[Data] Implement dataset mixer for combining datasets in training
Feature request
In the alignment-handbook, we implemented a "dataset mixer" that allows one to easily combine datasets in varying proportions, provided they all share the same schema.
It could be interesting to port this mixer to TRL, so that users can easily combine datasets during training. The only caveat I see is that to support the CLI training e.g. trl sft ... we'd need a data structure that is compatible because dict objects don't place nice with CLIs.
Motivation
Advanced post-training typically combines different datasets / proportions. Supporting this in TRL would allow us to gradually deprecate the handbook in favour of using the lib directly.
Your contribution
Open to discussion :)
@lewtun Shouldn't this be a part of Datasets instead?
Datasets already has Interleaves, which also mixes datasets in a similar way. It's not quite integrable as it is, but may be useful.

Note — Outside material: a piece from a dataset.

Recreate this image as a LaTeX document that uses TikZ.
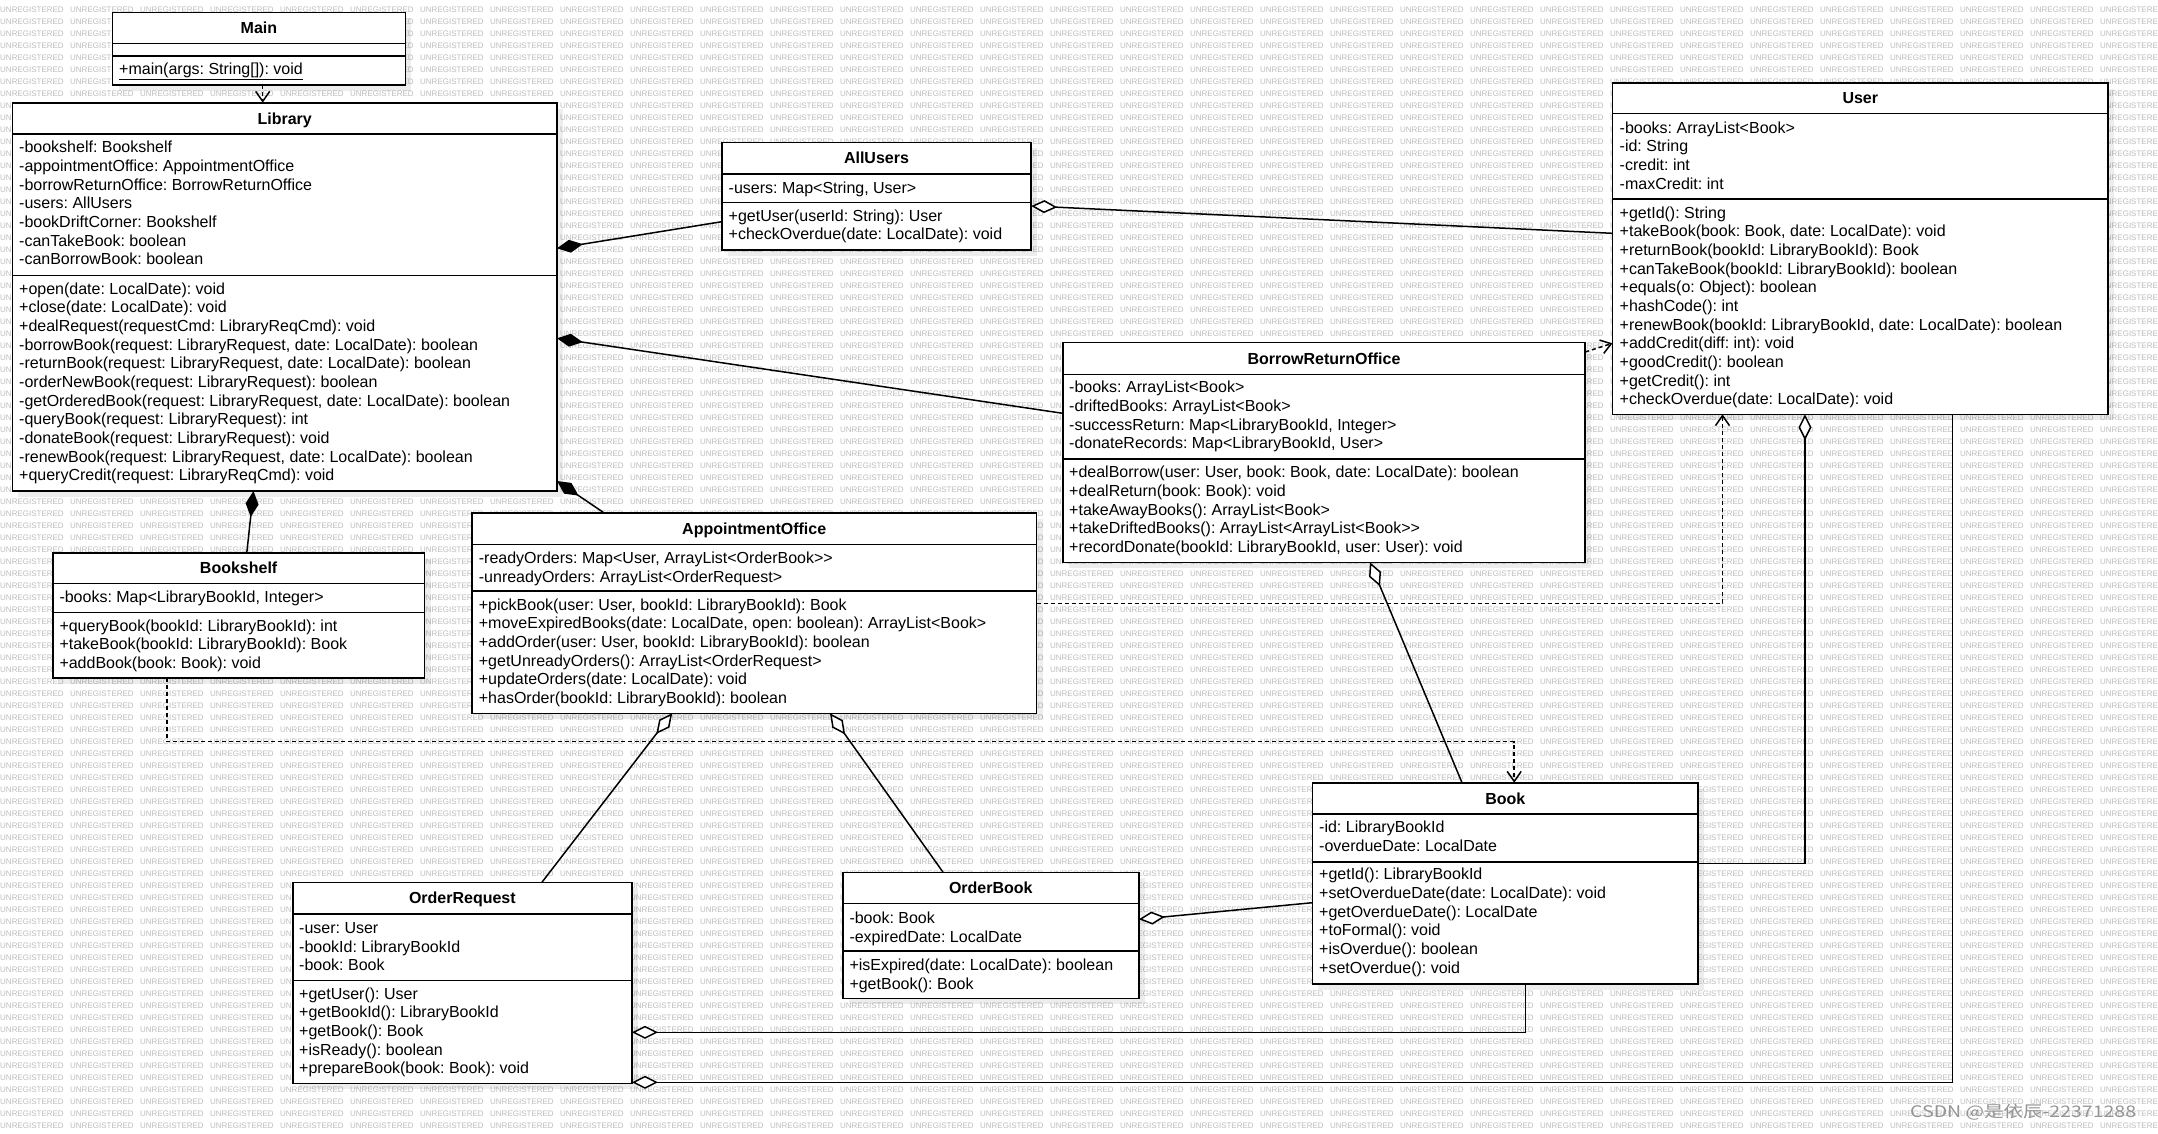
\documentclass[tikz,border=0pt]{standalone}
\usepackage{fontspec}
\newfontfamily\uml{Liberation Sans}
\newfontfamily\cjk{Noto Sans CJK SC}
\usetikzlibrary{arrows.meta}
\frenchspacing
\newcommand\wmw{\makebox[70pt][l]{UNREGISTERED}}
\newcommand\wmfour{\wmw\wmw\wmw\wmw}
\newcommand\wmrow{\wmfour\wmfour\wmfour\wmfour\wmfour\wmfour\wmfour\wmw\wmw\wmw}
\tikzset{
  box/.style={draw, line width=1.6pt, fill=white, inner sep=0pt, outer sep=0pt, anchor=north west},
  divider/.style={line width=1.6pt},
  boxshadow/.style={fill=black, opacity=0.07},
  ttl/.style={font=\uml\bfseries\fontsize{16}{19}\selectfont\frenchspacing, inner sep=0pt, anchor=base},
  mem/.style={font=\uml\fontsize{16}{19}\selectfont\frenchspacing, inner sep=0pt, anchor=base west},
  wm/.style={font=\uml\fontsize{8}{8}\selectfont, text=black!26, inner sep=0pt, anchor=base west},
  conn/.style={line width=1.5pt},
  comp/.style={conn, {Diamond[length=26pt,width=13pt]}-},
  aggr/.style={conn, {Diamond[open,fill=white,length=26pt,width=13pt]}-},
  dep/.style={conn, dash pattern=on 4pt off 3pt, -{Straight Barb[length=10pt,width=14pt]}},
}
% #1 name, #2 left, #3 top, #4 right, #5 header line, #6 divider, #7 bottom, #8 title
\newcommand\umlbox[8]{%
  \fill[boxshadow] ({#2+6},{#3+6}) rectangle ({#4+6},{#7+6});
  \node[box, minimum width={(#4-#2)*1pt}, minimum height={(#7-#3)*1pt}] (#1) at (#2,#3) {};
  \draw[divider] (#2,#5) -- (#4,#5);
  \draw[divider] (#2,#6) -- (#4,#6);
  \node[ttl] (#1t) at ({(#2+#4)/2},{(#3+#5)/2+5.8}) {#8};
}
% #1 prefix, #2 x, #3 first line centre, #4 list
\newcommand\mlist[4]{%
  \foreach \mt [count=\mi] in {#4}{\node[mem] (#1\mi) at (#2,{#3+5.5+(\mi-1)*18.65}) {\mt};}
}
\begin{document}
\begin{tikzpicture}[x=1pt,y=-1pt]
\useasboundingbox (0,0) rectangle (2158,1133);
\fill[white] (0,0) rectangle (2158,1133);
% watermark
\foreach \k in {0,...,93} \node[wm] (wm\k) at (0,{12+12*\k}) {\wmrow};
\node[font=\cjk\fontsize{16}{16}\selectfont, text=black!42, inner sep=0pt, anchor=west] (csdn) at (1910,1112.3) {\scalebox{1.22}[1]{CSDN @是依辰-22371288}};

% ---- classes ----
\umlbox{main}{112.5}{12.3}{405.4}{43.3}{56}{85}{Main}
\node[mem] (main1) at (119,{69.3+5.5}) {\underline{+main(args: String[]): void}};

\umlbox{lib}{12.4}{102.7}{557}{133.7}{275.3}{491}{Library}
\mlist{liba}{19}{147.3}{{-bookshelf: Bookshelf},{-appointmentOffice: AppointmentOffice},{-borrowReturnOffice: BorrowReturnOffice},{-users: AllUsers},{-bookDriftCorner: Bookshelf},{-canTakeBook: boolean},{-canBorrowBook: boolean}}
\mlist{libm}{19}{288.7}{{+open(date: LocalDate): void},{+close(date: LocalDate): void},{+dealRequest(requestCmd: LibraryReqCmd): void},{-borrowBook(request: LibraryRequest, date: LocalDate): boolean},{-returnBook(request: LibraryRequest, date: LocalDate): boolean},{-orderNewBook(request: LibraryRequest): boolean},{-getOrderedBook(request: LibraryRequest, date: LocalDate): boolean},{-queryBook(request: LibraryRequest): int},{-donateBook(request: LibraryRequest): void},{-renewBook(request: LibraryRequest, date: LocalDate): boolean},{+queryCredit(request: LibraryReqCmd): void}}

\umlbox{au}{721.8}{142.3}{1031.2}{173.7}{202.3}{249.7}{AllUsers}
\mlist{aua}{728.5}{187.7}{{-users: Map<String, User>}}
\mlist{aum}{728.5}{215.7}{{+getUser(userId: String): User},{+checkOverdue(date: LocalDate): void}}

\umlbox{user}{1612.4}{82.7}{2108.2}{113.3}{198.7}{414.3}{User}
\mlist{usera}{1619.5}{127.7}{{-books: ArrayList<Book>},{-id: String},{-credit: int},{-maxCredit: int}}
\mlist{userm}{1619.5}{212.7}{{+getId(): String},{+takeBook(book: Book, date: LocalDate): void},{+returnBook(bookId: LibraryBookId): Book},{+canTakeBook(bookId: LibraryBookId): boolean},{+equals(o: Object): boolean},{+hashCode(): int},{+renewBook(bookId: LibraryBookId, date: LocalDate): boolean},{+addCredit(diff: int): void},{+goodCredit(): boolean},{+getCredit(): int},{+checkOverdue(date: LocalDate): void}}

\umlbox{bro}{1062.8}{342.3}{1585.2}{374.3}{459}{562.3}{BorrowReturnOffice}
\mlist{broa}{1069}{387.3}{{-books: ArrayList<Book>},{-driftedBooks: ArrayList<Book>},{-successReturn: Map<LibraryBookId, Integer>},{-donateRecords: Map<LibraryBookId, User>}}
\mlist{brom}{1069}{472.3}{{+dealBorrow(user: User, book: Book, date: LocalDate): boolean},{+dealReturn(book: Book): void},{+takeAwayBooks(): ArrayList<Book>},{+takeDriftedBooks(): ArrayList<ArrayList<Book>>},{+recordDonate(bookId: LibraryBookId, user: User): void}}

\umlbox{bs}{52.7}{552.7}{424.6}{583.3}{612.3}{678}{Bookshelf}
\mlist{bsa}{59.3}{597.3}{{-books: Map<LibraryBookId, Integer>}}
\mlist{bsm}{59.3}{625.7}{{+queryBook(bookId: LibraryBookId): int},{+takeBook(bookId: LibraryBookId): Book},{+addBook(book: Book): void}}

\umlbox{ao}{471.9}{512.7}{1036.5}{544.3}{591}{713.3}{AppointmentOffice}
\mlist{aoa}{478.7}{558}{{-readyOrders: Map<User, ArrayList<OrderBook>>},{-unreadyOrders: ArrayList<OrderRequest>}}
\mlist{aom}{478.7}{604.7}{{+pickBook(user: User, bookId: LibraryBookId): Book},{+moveExpiredBooks(date: LocalDate, open: boolean): ArrayList<Book>},{+addOrder(user: User, bookId: LibraryBookId): boolean},{+getUnreadyOrders(): ArrayList<OrderRequest>},{+updateOrders(date: LocalDate): void},{+hasOrder(bookId: LibraryBookId): boolean}}

\umlbox{book}{1312.4}{782.7}{1698.1}{814}{861.7}{983.7}{Book}
\mlist{booka}{1319}{827.3}{{-id: LibraryBookId},{-overdueDate: LocalDate}}
\mlist{bookm}{1319}{874.3}{{+getId(): LibraryBookId},{+setOverdueDate(date: LocalDate): void},{+getOverdueDate(): LocalDate},{+toFormal(): void},{+isOverdue(): boolean},{+setOverdue(): void}}

\umlbox{or}{292.7}{882.3}{632}{913.7}{980.3}{1083.3}{OrderRequest}
\mlist{ora}{299}{928}{{-user: User},{-bookId: LibraryBookId},{-book: Book}}
\mlist{orm}{299}{993.7}{{+getUser(): User},{+getBookId(): LibraryBookId},{+getBook(): Book},{+isReady(): boolean},{+prepareBook(book: Book): void}}

\umlbox{ob}{842.7}{872.3}{1138.9}{903.3}{950.7}{998.3}{OrderBook}
\mlist{oba}{849.3}{918.3}{{-book: Book},{-expiredDate: LocalDate}}
\mlist{obm}{849.3}{965}{{+isExpired(date: LocalDate): boolean},{+getBook(): Book}}

% ---- connectors ----
\draw[dep] (main.south -| 262.7,0) -- (lib.north -| 262.7,0);
\draw[comp] (lib.east |- 0,248.3) -- (au.west |- 0,221.7);
\draw[comp] (lib.east |- 0,338.3) -- (bro.west |- 0,413.3);
\draw[comp] (lib.east |- 0,481) -- (ao.north -| 603.8,0);
\draw[comp] (lib.south -| 253.5,0) -- (bs.north -| 246.8,0);
\draw[aggr] (au.east |- 0,206) -- (user.west |- 0,233.3);
\draw[dep] (bro.east |- 0,352) -- (user.west |- 0,343.3);
\draw[dep] (ao.east |- 0,603.3) -| (user.south -| 1722.5,0);
\coordinate (bsbk) at (167,741.7);
\draw[dep] (bs.south -| 167,0) -- (bsbk) -| (book.north -| 1514.2,0);
\draw[aggr] (bro.south -| 1370,0) -- (book.north -| 1462,0);
\draw[aggr] (ao.south -| 672.2,0) -- (or.north -| 541.9,0);
\draw[aggr] (ao.south -| 830,0) -- (ob.north -| 943.1,0);
\draw[aggr] (ob.east |- 0,919.3) -- (book.west |- 0,902.7);
\draw[aggr] (or.east |- 0,1032.3) -| (book.south -| 1525.6,0);
\draw[aggr] (or.east |- 0,1082.3) -| (user.south -| 1952.5,0);
\draw[aggr] (user.south -| 1805,0) |- (book.east |- 0,863.3);
\end{tikzpicture}
\end{document}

As for integrating it into the CLI, I think the best way to do it would be with a config file, like a JSON, something like this::
trl sft --dataset_mixer --mix_config mix_config.json
mix_config.json:
{
"dataset_mixer": {
"dataset_1": 0.4,
"dataset_2": 0.3,
"dataset_3": 0.2
},
"splits": ["train", "train", "test"],
"configs": ["main", "math", "logic"],
"columns_to_keep": ["text", "input", "text"],
"shuffle": true
}
or a simpler JSON:
[
["dataset_1", 0.4, "main", "train", "text"],
["dataset_2", 0.3, "math", "train", "input"],
["dataset_3", 0.2, "logic", "test", "text"],
]
if the parsing doesn't get too complicated.
How does that sound?
Yes good point about whether this should live in datasets or trl. Gently pinging @lhoestq for his thoughts on this.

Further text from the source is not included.